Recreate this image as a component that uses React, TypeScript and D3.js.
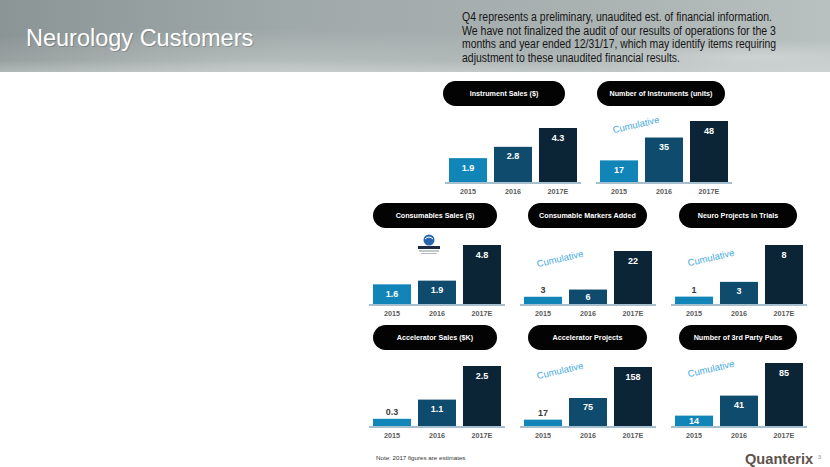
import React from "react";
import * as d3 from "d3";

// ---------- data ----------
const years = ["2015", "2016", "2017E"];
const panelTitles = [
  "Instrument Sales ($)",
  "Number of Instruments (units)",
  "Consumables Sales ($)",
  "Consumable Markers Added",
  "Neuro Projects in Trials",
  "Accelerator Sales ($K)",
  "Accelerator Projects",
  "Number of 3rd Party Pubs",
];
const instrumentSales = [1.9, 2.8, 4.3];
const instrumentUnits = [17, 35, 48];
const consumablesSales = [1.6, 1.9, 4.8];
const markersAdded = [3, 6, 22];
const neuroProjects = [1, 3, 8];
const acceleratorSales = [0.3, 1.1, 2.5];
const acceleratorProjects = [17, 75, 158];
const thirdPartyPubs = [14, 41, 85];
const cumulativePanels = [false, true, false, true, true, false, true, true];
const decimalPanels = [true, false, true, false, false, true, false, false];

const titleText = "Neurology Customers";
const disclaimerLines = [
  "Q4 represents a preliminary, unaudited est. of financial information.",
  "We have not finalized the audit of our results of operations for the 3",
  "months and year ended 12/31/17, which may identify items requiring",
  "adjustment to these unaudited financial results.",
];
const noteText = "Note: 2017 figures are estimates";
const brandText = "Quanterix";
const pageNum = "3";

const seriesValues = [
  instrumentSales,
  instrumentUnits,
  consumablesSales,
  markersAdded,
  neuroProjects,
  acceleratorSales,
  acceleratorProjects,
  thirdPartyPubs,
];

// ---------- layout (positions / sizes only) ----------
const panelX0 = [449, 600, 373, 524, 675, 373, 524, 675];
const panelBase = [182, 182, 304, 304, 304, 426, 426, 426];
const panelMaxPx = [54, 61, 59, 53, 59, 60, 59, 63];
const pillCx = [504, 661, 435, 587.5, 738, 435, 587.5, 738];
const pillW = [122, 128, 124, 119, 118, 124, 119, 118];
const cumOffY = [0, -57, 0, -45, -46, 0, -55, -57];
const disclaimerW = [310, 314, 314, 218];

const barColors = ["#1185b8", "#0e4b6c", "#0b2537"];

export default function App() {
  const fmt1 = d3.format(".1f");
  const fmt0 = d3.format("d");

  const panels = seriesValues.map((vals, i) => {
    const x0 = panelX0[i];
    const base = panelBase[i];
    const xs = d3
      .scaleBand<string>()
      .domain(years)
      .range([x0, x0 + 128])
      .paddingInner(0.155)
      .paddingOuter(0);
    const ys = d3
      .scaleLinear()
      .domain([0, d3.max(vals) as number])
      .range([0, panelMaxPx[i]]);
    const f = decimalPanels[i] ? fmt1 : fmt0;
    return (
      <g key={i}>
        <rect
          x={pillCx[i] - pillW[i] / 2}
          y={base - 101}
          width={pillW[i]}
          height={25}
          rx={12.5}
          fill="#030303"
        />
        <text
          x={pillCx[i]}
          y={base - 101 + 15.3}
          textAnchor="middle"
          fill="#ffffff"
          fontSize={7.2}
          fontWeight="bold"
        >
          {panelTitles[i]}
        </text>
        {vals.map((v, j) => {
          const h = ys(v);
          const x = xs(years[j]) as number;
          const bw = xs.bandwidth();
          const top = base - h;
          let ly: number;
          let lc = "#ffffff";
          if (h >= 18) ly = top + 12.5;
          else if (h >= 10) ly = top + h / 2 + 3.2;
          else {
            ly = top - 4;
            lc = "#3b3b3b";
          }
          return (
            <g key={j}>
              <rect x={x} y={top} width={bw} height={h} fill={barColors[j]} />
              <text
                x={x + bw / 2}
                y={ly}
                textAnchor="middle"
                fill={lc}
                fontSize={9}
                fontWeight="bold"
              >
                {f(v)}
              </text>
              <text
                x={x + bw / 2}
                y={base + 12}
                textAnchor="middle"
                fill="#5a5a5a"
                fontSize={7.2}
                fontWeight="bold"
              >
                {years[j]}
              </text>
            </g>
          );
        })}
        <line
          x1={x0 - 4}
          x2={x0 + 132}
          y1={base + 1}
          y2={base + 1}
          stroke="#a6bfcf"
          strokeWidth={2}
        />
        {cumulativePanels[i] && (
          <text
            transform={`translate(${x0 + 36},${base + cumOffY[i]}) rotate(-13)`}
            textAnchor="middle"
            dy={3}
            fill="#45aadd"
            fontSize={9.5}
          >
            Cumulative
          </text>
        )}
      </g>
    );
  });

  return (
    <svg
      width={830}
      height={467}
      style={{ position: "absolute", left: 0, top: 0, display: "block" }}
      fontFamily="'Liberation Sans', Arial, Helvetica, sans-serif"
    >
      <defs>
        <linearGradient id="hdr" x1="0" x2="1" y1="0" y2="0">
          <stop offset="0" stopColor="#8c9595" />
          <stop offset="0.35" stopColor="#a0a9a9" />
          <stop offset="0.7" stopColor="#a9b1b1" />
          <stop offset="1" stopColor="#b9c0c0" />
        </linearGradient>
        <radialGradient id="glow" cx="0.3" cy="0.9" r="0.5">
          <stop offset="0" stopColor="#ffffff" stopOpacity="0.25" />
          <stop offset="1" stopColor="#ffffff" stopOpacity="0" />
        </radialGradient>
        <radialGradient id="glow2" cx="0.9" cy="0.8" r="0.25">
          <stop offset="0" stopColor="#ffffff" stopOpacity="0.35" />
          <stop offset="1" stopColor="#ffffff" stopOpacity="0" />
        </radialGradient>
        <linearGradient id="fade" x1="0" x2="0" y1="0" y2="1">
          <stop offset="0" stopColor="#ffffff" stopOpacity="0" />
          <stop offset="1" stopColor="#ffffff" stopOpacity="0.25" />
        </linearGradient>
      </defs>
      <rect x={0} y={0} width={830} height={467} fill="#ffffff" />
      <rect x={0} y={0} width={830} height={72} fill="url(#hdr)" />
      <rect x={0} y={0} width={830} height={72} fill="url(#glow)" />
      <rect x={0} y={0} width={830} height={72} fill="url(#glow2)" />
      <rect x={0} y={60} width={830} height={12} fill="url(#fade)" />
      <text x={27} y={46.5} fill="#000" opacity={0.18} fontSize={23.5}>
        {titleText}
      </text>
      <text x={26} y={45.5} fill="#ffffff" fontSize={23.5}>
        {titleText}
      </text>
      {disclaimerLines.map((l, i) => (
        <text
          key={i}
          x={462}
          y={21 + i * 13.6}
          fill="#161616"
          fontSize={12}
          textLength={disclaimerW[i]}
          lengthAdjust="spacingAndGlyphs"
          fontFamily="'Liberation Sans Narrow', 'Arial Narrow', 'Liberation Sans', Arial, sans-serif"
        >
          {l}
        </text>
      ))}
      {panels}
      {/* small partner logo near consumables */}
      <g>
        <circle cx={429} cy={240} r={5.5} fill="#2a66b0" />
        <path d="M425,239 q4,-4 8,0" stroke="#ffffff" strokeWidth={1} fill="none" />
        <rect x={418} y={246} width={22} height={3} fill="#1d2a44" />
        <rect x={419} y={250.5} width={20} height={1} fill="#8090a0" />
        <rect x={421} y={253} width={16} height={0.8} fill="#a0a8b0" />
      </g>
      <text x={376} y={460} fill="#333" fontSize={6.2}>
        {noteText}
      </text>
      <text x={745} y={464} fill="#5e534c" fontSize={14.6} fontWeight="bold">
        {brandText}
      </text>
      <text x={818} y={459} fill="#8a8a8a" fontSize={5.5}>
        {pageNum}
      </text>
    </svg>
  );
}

+--

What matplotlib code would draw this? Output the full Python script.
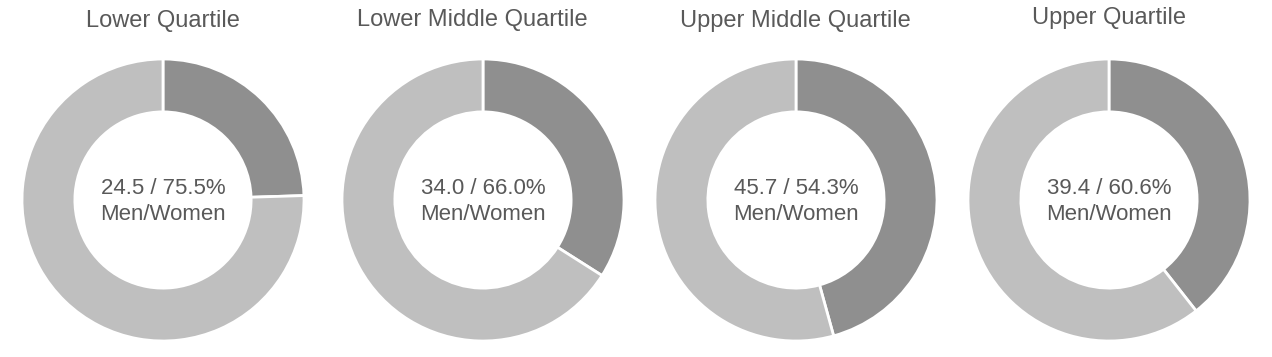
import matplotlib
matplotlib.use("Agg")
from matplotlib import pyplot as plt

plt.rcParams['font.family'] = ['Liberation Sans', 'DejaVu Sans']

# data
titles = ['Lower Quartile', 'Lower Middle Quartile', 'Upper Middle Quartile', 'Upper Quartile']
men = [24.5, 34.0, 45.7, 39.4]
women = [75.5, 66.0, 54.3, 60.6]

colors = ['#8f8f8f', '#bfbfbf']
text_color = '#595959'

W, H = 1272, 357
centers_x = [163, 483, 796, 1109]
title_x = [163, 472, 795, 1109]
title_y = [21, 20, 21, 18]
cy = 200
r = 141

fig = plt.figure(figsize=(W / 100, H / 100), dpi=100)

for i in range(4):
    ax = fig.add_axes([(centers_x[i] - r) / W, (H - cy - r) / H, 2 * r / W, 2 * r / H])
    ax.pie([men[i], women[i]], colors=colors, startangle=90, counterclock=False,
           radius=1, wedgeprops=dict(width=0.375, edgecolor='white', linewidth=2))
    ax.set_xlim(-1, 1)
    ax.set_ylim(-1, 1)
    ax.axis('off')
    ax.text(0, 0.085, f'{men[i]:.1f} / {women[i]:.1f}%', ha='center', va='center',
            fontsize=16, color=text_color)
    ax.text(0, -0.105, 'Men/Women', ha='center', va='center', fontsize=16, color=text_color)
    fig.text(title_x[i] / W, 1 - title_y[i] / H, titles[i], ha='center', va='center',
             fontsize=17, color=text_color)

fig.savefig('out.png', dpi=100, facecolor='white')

+--

Quote the lines above exactly, starting with the one that has "What matplotlib code" and ending with the one that has "women = [75.5, 66.0, 54.3, 60.6]"; drop the pictures and include nothing else.

What matplotlib code would draw this? Output the full Python script.
import matplotlib
matplotlib.use("Agg")
from matplotlib import pyplot as plt

plt.rcParams['font.family'] = ['Liberation Sans', 'DejaVu Sans']

# data
titles = ['Lower Quartile', 'Lower Middle Quartile', 'Upper Middle Quartile', 'Upper Quartile']
men = [24.5, 34.0, 45.7, 39.4]
women = [75.5, 66.0, 54.3, 60.6]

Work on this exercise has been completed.